Raw data:
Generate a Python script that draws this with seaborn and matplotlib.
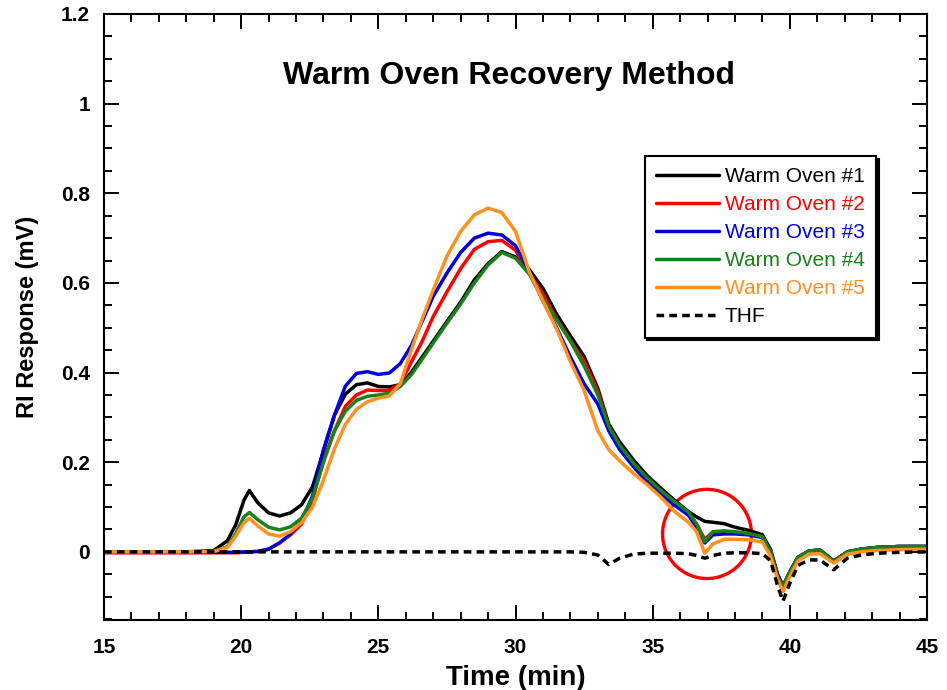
import numpy as np
import pandas as pd
import seaborn as sns
import matplotlib.pyplot as plt
from matplotlib.patches import Ellipse
from matplotlib.ticker import MultipleLocator, FormatStrFormatter

# retention time grid (min)
time_min = [15, 18, 19, 19.5, 19.8, 20.1, 20.3, 20.6, 21.0, 21.4, 21.8, 22.2, 22.6,
            23.0, 23.4, 23.8, 24.2, 24.6, 25.0, 25.4, 25.8, 26.2, 26.6, 27.0, 27.5,
            28.0, 28.5, 29.0, 29.5, 30.0, 30.5, 31.0, 31.5, 32.0, 32.5, 33.0, 33.4,
            33.8, 34.3, 34.8, 35.3, 35.8, 36.3, 36.6, 36.9, 37.2, 37.6, 38.0, 38.5,
            39.0, 39.3, 39.55, 39.75, 40.0, 40.3, 40.7, 41.1, 41.6, 42.1, 42.6, 43.2,
            44.0, 45.0]

oven1 = [0, 0, 0.003, 0.025, 0.06, 0.115, 0.137, 0.11, 0.087, 0.08, 0.087, 0.105, 0.145,
         0.225, 0.305, 0.352, 0.373, 0.377, 0.369, 0.368, 0.373, 0.40, 0.435, 0.47, 0.514,
         0.557, 0.607, 0.643, 0.67, 0.658, 0.63, 0.588, 0.53, 0.482, 0.436, 0.365, 0.285,
         0.245, 0.205, 0.17, 0.142, 0.115, 0.09, 0.078, 0.068, 0.066, 0.063, 0.055, 0.048,
         0.038, 0.005, -0.05, -0.077, -0.045, -0.012, 0.002, 0.004, -0.02, 0.0, 0.006, 0.01,
         0.012, 0.012]

oven2 = [-0.002, -0.002, -0.002, -0.002, -0.002, -0.001, 0, 0.001, 0.006, 0.02, 0.038, 0.062, 0.116,
         0.205, 0.27, 0.325, 0.35, 0.361, 0.36, 0.36, 0.375, 0.423, 0.47, 0.525, 0.58,
         0.632, 0.675, 0.692, 0.695, 0.673, 0.622, 0.575, 0.52, 0.472, 0.425, 0.358, 0.28,
         0.236, 0.197, 0.163, 0.135, 0.11, 0.088, 0.062, 0.028, 0.045, 0.045, 0.043, 0.04,
         0.033, 0.0, -0.05, -0.077, -0.045, -0.012, 0.002, 0.004, -0.022, 0.0, 0.006, 0.01,
         0.012, 0.012]

oven3 = [-0.001, -0.001, -0.001, -0.001, -0.001, 0, 0, 0.001, 0.006, 0.02, 0.04, 0.068, 0.125,
         0.228, 0.305, 0.37, 0.398, 0.402, 0.396, 0.399, 0.42, 0.46, 0.515, 0.57, 0.622,
         0.668, 0.70, 0.711, 0.707, 0.683, 0.625, 0.56, 0.50, 0.435, 0.375, 0.33, 0.27,
         0.228, 0.19, 0.156, 0.128, 0.104, 0.082, 0.055, 0.02, 0.038, 0.04, 0.04, 0.038,
         0.032, 0.0, -0.05, -0.077, -0.045, -0.012, 0.002, 0.004, -0.022, 0.0, 0.006, 0.01,
         0.012, 0.012]

oven4 = [0, 0, 0, 0.012, 0.04, 0.078, 0.088, 0.072, 0.055, 0.049, 0.056, 0.075, 0.12,
         0.20, 0.27, 0.314, 0.338, 0.347, 0.35, 0.354, 0.369, 0.395, 0.43, 0.466, 0.51,
         0.553, 0.60, 0.64, 0.668, 0.655, 0.62, 0.565, 0.518, 0.47, 0.415, 0.35, 0.28,
         0.238, 0.198, 0.165, 0.137, 0.112, 0.089, 0.062, 0.023, 0.045, 0.047, 0.045, 0.041,
         0.034, 0.0, -0.055, -0.077, -0.045, -0.012, 0.002, 0.004, -0.022, 0.0, 0.006, 0.01,
         0.012, 0.012]

oven5 = [0, 0, 0.001, 0.01, 0.035, 0.065, 0.075, 0.058, 0.04, 0.035, 0.045, 0.065, 0.10,
         0.16, 0.23, 0.285, 0.318, 0.335, 0.343, 0.348, 0.375, 0.45, 0.52, 0.584, 0.66,
         0.715, 0.752, 0.767, 0.757, 0.715, 0.625, 0.56, 0.497, 0.425, 0.36, 0.27, 0.228,
         0.203, 0.175, 0.15, 0.122, 0.09, 0.066, 0.045, -0.003, 0.018, 0.028, 0.028, 0.027,
         0.022, -0.01, -0.06, -0.089, -0.055, -0.02, -0.005, -0.004, -0.025, -0.005, 0.0, 0.003,
         0.005, 0.006]

thf = [0, 0, 0, 0, 0, 0, 0, 0, 0, 0, 0, 0, 0,
       0, 0, 0, 0, 0, 0, 0, 0, 0, 0, 0, 0,
       0, 0, 0, 0, 0, 0, 0, 0, 0, -0.001, -0.007, -0.028,
       -0.014, -0.005, -0.003, -0.003, -0.003, -0.004, -0.008, -0.014, -0.008, -0.003, -0.002, -0.002,
       -0.004, -0.02, -0.075, -0.11, -0.07, -0.03, -0.018, -0.018, -0.04, -0.014, -0.007, -0.003,
       -0.001, 0.0]

labels = ["Warm Oven #1", "Warm Oven #2", "Warm Oven #3", "Warm Oven #4", "Warm Oven #5", "THF"]
colors = ["#000000", "#FF0000", "#0000D8", "#1A801A", "#FF9022", "#000000"]
series = [oven1, oven2, oven3, oven4, oven5, thf]

sns.set_style("ticks")
plt.rcParams['font.family'] = ['Liberation Sans', 'DejaVu Sans']
plt.rcParams['text.color'] = 'black'
plt.rcParams['axes.labelcolor'] = 'black'
plt.rcParams['xtick.color'] = 'black'
plt.rcParams['ytick.color'] = 'black'

fig = plt.figure(figsize=(9.47, 6.9), dpi=100)
ax = fig.add_axes([104 / 947, 1 - 620 / 690, 823 / 947, 606 / 690])

for vals, lab, col in zip(series, labels, colors):
    df = pd.DataFrame({"time": time_min, "resp": vals})
    sns.lineplot(data=df, x="time", y="resp", color=col, lw=2.5, label=lab, ax=ax)
ax.lines[-1].set_dashes([2.2, 1.5])

ax.add_patch(Ellipse((36.98, 0.04), 3.24, 0.199, fill=False, edgecolor="#FF0000", lw=2.4))

ax.set_xlim(15, 45)
ax.set_ylim(-0.152, 1.2)
ax.xaxis.set_major_locator(MultipleLocator(5))
ax.xaxis.set_minor_locator(MultipleLocator(1))
ax.yaxis.set_major_locator(MultipleLocator(0.2))
ax.yaxis.set_minor_locator(MultipleLocator(0.05))
ax.yaxis.set_major_formatter(FormatStrFormatter('%g'))
ax.tick_params(which='both', direction='in', top=True, right=True, width=1.4, colors='black')
ax.tick_params(which='major', length=10.5, labelsize=15)
ax.tick_params(axis='x', which='major', pad=13)
ax.tick_params(axis='y', which='major', pad=10)
ax.tick_params(which='minor', length=5.5)
for lbl in ax.get_xticklabels() + ax.get_yticklabels():
    lbl.set_fontweight('bold')
for sp in ax.spines.values():
    sp.set_linewidth(1.5)
    sp.set_color('black')

ax.set_xlabel("Time (min)", fontsize=20, fontweight='bold', labelpad=6)
ax.set_ylabel("RI Response (mV)", fontsize=17, fontweight='bold', labelpad=16)
ax.text(29.76, 1.062, "Warm Oven Recovery Method", ha='center', va='center',
        fontsize=23, fontweight='bold')

leg = ax.legend(loc='upper left', bbox_to_anchor=(0.657, 0.766), fontsize=15,
                frameon=True, fancybox=False, framealpha=1, edgecolor='black',
                shadow={'facecolor': 'black', 'edgecolor': 'black', 'alpha': 1},
                labelcolor='linecolor', handlelength=3.0, handletextpad=0.3,
                labelspacing=0.43, borderpad=0.55, borderaxespad=0)
leg.get_frame().set_linewidth(1.5)

fig.savefig("out.png", dpi=100)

Task to carry out:
Display every line of the listing that contains the string "seaborn".

Exercise solution:
Generate a Python script that draws this with seaborn and matplotlib.
import seaborn as sns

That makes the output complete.